Sounds like you're on the right track. One thing not mentioned is to make sure the tile mortar is for marble & stone. I think it's a different mixture than used for ceramic. 

Keep us posted. Got a camera?


----------



## Hack

I took some pictures of the progress, but left the camera at home today.  We closed the office from the 21st until today, so I had some time to work on the bathroom...

The electrical is done, plumbing is done and both inspected.

Drywall is hung and got inspected Monday the 31st.  Pasting and taping starts today.

I'll post some pictures when I get a chance.


----------



## glennjanie

GO Jeff!
It looks like you are really hanging in there.
A quick hint about your drywall finish; rather than sand the compound, use a spray bottle on those ridges and scrape them gently with your 6" knife, then use a damp sopnge to finish up. The wet sponge (not dripping) will dissolve the high spots and use it to fill in the low spots and saves your lungs and eyes all that dust.
Glenn


----------



## ToolGuy

That's a good tip about sponging rather than sanding. I do it all the time, but you gotta be a good taper to get away with it.


----------



## Hack

glennjanie said:


> GO Jeff!
> It looks like you are really hanging in there.
> A quick hint about your drywall finish; rather than sand the compound, use a spray bottle on those ridges and scrape them gently with your 6" knife, then use a damp sopnge to finish up. The wet sponge (not dripping) will dissolve the high spots and use it to fill in the low spots and saves your lungs and eyes all that dust.
> Glenn



Ah, man...I wish I had read this before I sanded  

I was out sick Friday...didn't work on the bathroom at all.  I sanded the first mud coat yesterday.  Took me about 2-3 hours.  It actually turned out pretty good.

I keep a vacuum cleaner running in the room while I sand drywall.  It's a water filter type vacuum so it really keeps the dust down.

I called a guy I know who's really good with finish on drywall.  He's done some texture work for me in the past.  Since this room is smooth, I really want it to be done right.  He doesn't charge much at all and does awesome work.  He can probably get it done in one coat.  It would probably take me 2-3 (maybe 10) more to get it right.

Still no pictures.  I forgot the camera again


----------



## Hack

Quick update on progress.

Drywall guy coming tonight to smooth or "almost smooth" the walls.

The wife is headed out to get some primer for the walls, as well as swap our sanded grout for non-sanded grout.

If all goes as planned, we'll prime Friday, paint Saturday, and put down the backer Board on Sunday (pretty full schedule...the wife really cracks the whip  ...she wants her bathroom back)

I'm stopping at the big box store tomorrow to pick up backer board and mortar for the backer board.  6 sheets.

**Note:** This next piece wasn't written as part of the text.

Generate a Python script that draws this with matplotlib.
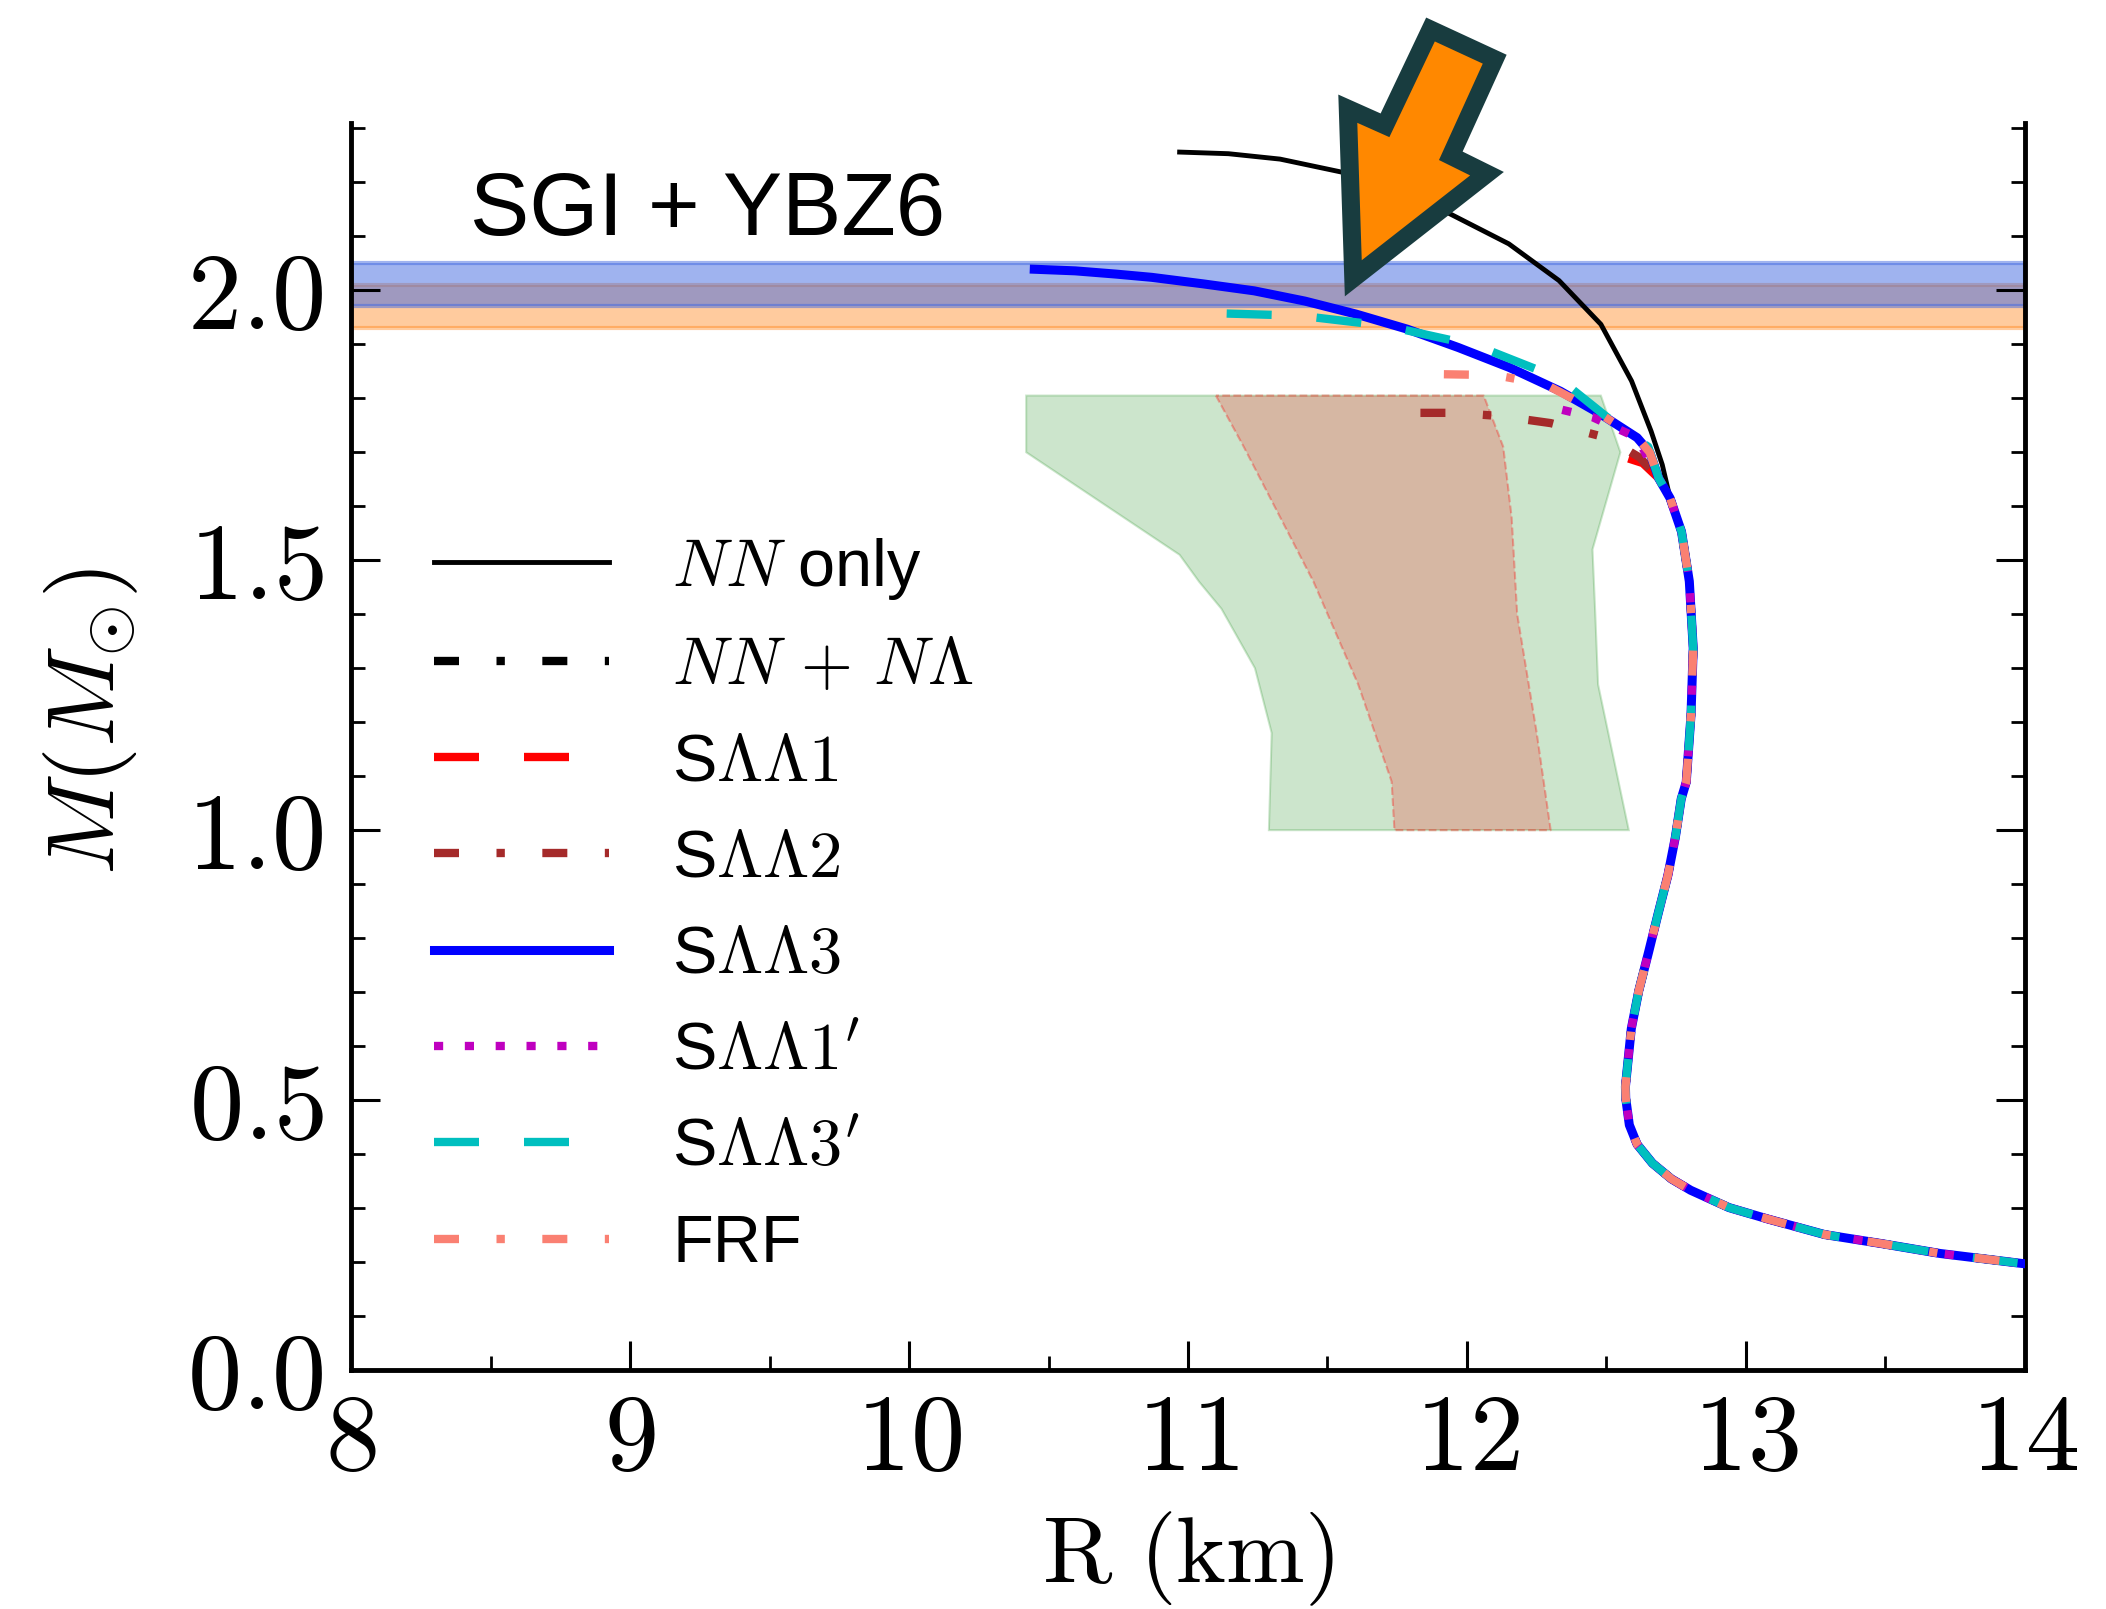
import numpy as np
import matplotlib
matplotlib.use('Agg')
import matplotlib.pyplot as plt
from matplotlib.patches import Polygon
from matplotlib.ticker import MultipleLocator, FuncFormatter

plt.rcParams['mathtext.fontset'] = 'cm'
plt.rcParams['font.family'] = ['Liberation Sans', 'DejaVu Sans']

# shared low-mass branch of the M-R relation (R in km, M in solar masses)
r_core = [14.30, 13.98, 13.695, 13.489, 13.282, 13.077, 12.939, 12.802, 12.733, 12.665,
          12.610, 12.582, 12.569, 12.568, 12.575, 12.589, 12.616, 12.651, 12.685, 12.720,
          12.747, 12.768, 12.786, 12.803, 12.811, 12.797, 12.769, 12.728, 12.687]
m_core = [0.180, 0.198, 0.216, 0.234, 0.251, 0.280, 0.301, 0.333, 0.354, 0.383,
          0.418, 0.454, 0.504, 0.525, 0.561, 0.632, 0.703, 0.774, 0.845, 0.916,
          0.987, 1.058, 1.089, 1.213, 1.337, 1.461, 1.553, 1.615, 1.652]

# high-mass branches for each interaction
r_nn = [12.70, 12.66, 12.59, 12.48, 12.33, 12.15, 11.93, 11.55, 11.33, 11.145, 10.97]
m_nn = [1.677, 1.739, 1.832, 1.937, 2.018, 2.086, 2.144, 2.219, 2.243, 2.253, 2.256]
r_nnl = [12.66]
m_nnl = [1.67]
r_s1 = [12.63, 12.57]
m_s1 = [1.68, 1.69]
r_s2 = [12.62, 12.50, 12.30, 12.12, 11.96, 11.70]
m_s2 = [1.69, 1.727, 1.754, 1.767, 1.773, 1.773]
r_s3 = [12.655, 12.61, 12.481, 12.335, 12.152, 11.969, 11.786, 11.602, 11.419,
        11.237, 11.053, 10.870, 10.742, 10.596, 10.449]
m_s3 = [1.700, 1.727, 1.770, 1.813, 1.857, 1.894, 1.928, 1.956, 1.980,
        1.999, 2.012, 2.024, 2.030, 2.036, 2.039]
r_s1p = [12.61, 12.45, 12.33]
m_s1p = [1.727, 1.765, 1.780]
r_s3p = [12.65, 12.536, 12.326, 12.037, 11.712, 11.401, 11.00]
m_s3p = [1.710, 1.751, 1.838, 1.897, 1.934, 1.953, 1.959]
r_frf = [12.655, 12.61, 12.45, 12.28, 12.10, 11.85]
m_frf = [1.700, 1.727, 1.780, 1.826, 1.843, 1.845]

# observational mass bands
band_blue = (1.97, 2.05)
band_orange = (1.93, 2.01)

# radius constraint regions
green_r = [10.42, 10.42, 10.97, 11.04, 11.12, 11.24, 11.30, 11.29,
           12.58, 12.47, 12.46, 12.45, 12.55, 12.48]
green_m = [1.805, 1.70, 1.51, 1.46, 1.41, 1.30, 1.18, 1.00,
           1.00, 1.27, 1.40, 1.52, 1.70, 1.805]
brown_r = [11.10, 11.20, 11.45, 11.61, 11.73, 11.74,
           12.30, 12.25, 12.18, 12.16, 12.13, 12.06]
brown_m = [1.805, 1.71, 1.46, 1.27, 1.09, 1.00,
           1.00, 1.18, 1.40, 1.58, 1.71, 1.805]

x_major = [8, 9, 10, 11, 12, 13, 14]
y_major = [0.0, 0.5, 1.0, 1.5, 2.0]

fig = plt.figure(figsize=(21.06, 16.09), dpi=100)
ax = fig.add_axes([0.1667, 0.1485, 0.7948, 0.7751])

ax.axhspan(*band_orange, facecolor='C1', edgecolor='C1', alpha=0.4, lw=3, zorder=1)
ax.axhspan(*band_blue, facecolor='royalblue', edgecolor='royalblue', alpha=0.5, lw=3, zorder=1)

ax.fill(green_r, green_m, facecolor='g', alpha=0.2, edgecolor='g', lw=1.5, zorder=1)
ax.fill(brown_r, brown_m, facecolor='r', alpha=0.2, zorder=1)
ax.plot(brown_r + brown_r[:1], brown_m + brown_m[:1], color='r', alpha=0.3, lw=1.5,
        ls='--', zorder=1)


def branch(r_up, m_up, keep_last=True):
    rr = r_core if keep_last else r_core[:-1]
    mm = m_core if keep_last else m_core[:-1]
    return np.array(rr + r_up), np.array(mm + m_up)


dashdot = [3.0, 4.5, 1.0, 4.5]

r, m = branch(r_nn, m_nn, keep_last=False)
ax.plot(r, m, color='k', lw=3.5, label=r'$NN$ only', zorder=3)
r, m = branch(r_nnl, m_nnl)
ax.plot(r, m, color='k', lw=6, dashes=dashdot, label=r'$NN\,+\,N\Lambda$', zorder=3)
r, m = branch(r_s1, m_s1)
ax.plot(r, m, color='r', lw=6, dashes=[5.4, 5.4], label=r'S$\Lambda\Lambda1$', zorder=3)
r, m = branch(r_s2, m_s2)
ax.plot(r, m, color='brown', lw=6, dashes=dashdot, label=r'S$\Lambda\Lambda2$', zorder=3)
r, m = branch(r_s3, m_s3)
ax.plot(r, m, color='b', lw=6.5, label=r'S$\Lambda\Lambda3$', zorder=3)
r, m = branch(r_s1p, m_s1p)
ax.plot(r, m, color='m', lw=6, dashes=[1.1, 2.6], label=r"S$\Lambda\Lambda1'$", zorder=3)
r, m = branch(r_s3p, m_s3p)
ax.plot(r, m, color='c', lw=6, dashes=[5.4, 5.4], label=r"S$\Lambda\Lambda3'$", zorder=3)
r, m = branch(r_frf, m_frf)
ax.plot(r, m, color='salmon', lw=6, dashes=dashdot, label='FRF', zorder=3)

ax.set_xlim(8, 14)
ax.set_ylim(0, 2.31)
ax.set_xticks(x_major)
ax.set_yticks(y_major)
ax.xaxis.set_minor_locator(MultipleLocator(0.5))
ax.yaxis.set_minor_locator(MultipleLocator(0.1))
ax.xaxis.set_major_formatter(FuncFormatter(lambda v, p: r'$%d$' % v))
ax.yaxis.set_major_formatter(FuncFormatter(lambda v, p: r'$%.1f$' % v))

ax.tick_params(which='both', direction='in', top=False, right=True)
ax.tick_params(which='major', length=21, width=2.2, labelsize=78)
ax.tick_params(which='minor', length=10, width=2.0)
ax.tick_params(axis='y', which='major', pad=20)
ax.tick_params(axis='x', which='major', pad=16)
ax.spines['top'].set_visible(False)
for side in ['left', 'right', 'bottom']:
    ax.spines[side].set_linewidth(3.5)

ax.set_xlabel(r'$\mathrm{R\ (km)}$', fontsize=68)
ax.set_ylabel(r'$M(M_{\odot})$', fontsize=68)
ax.xaxis.set_label_coords(0.5, -0.112)
ax.yaxis.set_label_coords(-0.126, 0.52)

ax.text(0.071, 0.91, 'SGI + YBZ6', transform=ax.transAxes, fontsize=64,
        ha='left', va='baseline')

ax.legend(loc='upper left', bbox_to_anchor=(0.0496, 0.669), fontsize=48,
          frameon=False, borderpad=0, borderaxespad=0, handlelength=2.62,
          handletextpad=0.95, labelspacing=0.515)

# pointer arrow drawn over the figure, vertices in pixels from the top-left corner
arrow_px = [(1430.5, 29.5), (1494.7, 59.2), (1450.8, 155.8), (1487.0, 173.7),
            (1353.3, 278.3), (1347.8, 108.7), (1385.0, 125.3)]
W, H = 2106, 1609
arrow = Polygon([(x / W, 1 - y / H) for x, y in arrow_px], closed=True,
                facecolor='#ff8800', edgecolor='#183c3f', lw=13, joinstyle='miter',
                transform=fig.transFigure, zorder=10, clip_on=False)
fig.patches.append(arrow)

fig.savefig('out.png', dpi=100)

Q:  Hardibacker or Durock?  Hardibacker appears to be more consistent across the width, and the edges seem like they'd be easier to work with, but it doesn't look as "tough" as Durock...  

Any opinions on each?


----------



## ToolGuy

Wow... busy, busy, busy. I'm getting tired just reading this!  

I haven't tried Hardibacker, have always used Durock and get good results. While you at the big box, you might want to get one of those carbide tipped scoring tools. It's about $7 and you'll find plenty of uses for it besides scoring backer board. 







I swear you can score concrete with this tool, then turn around and cut glass with it.


----------



## Hack

HaridBacker is down.  That was tough work!  My legs and back are killing me today!  Not even Aleve or a Martini helped  

Marble goes down this weekend.  I've got this week to plan how to do that.

How about sealer?  Do I just seal the grout?  Can I just use a small artists brush to apply the sealer directly to the grout?


----------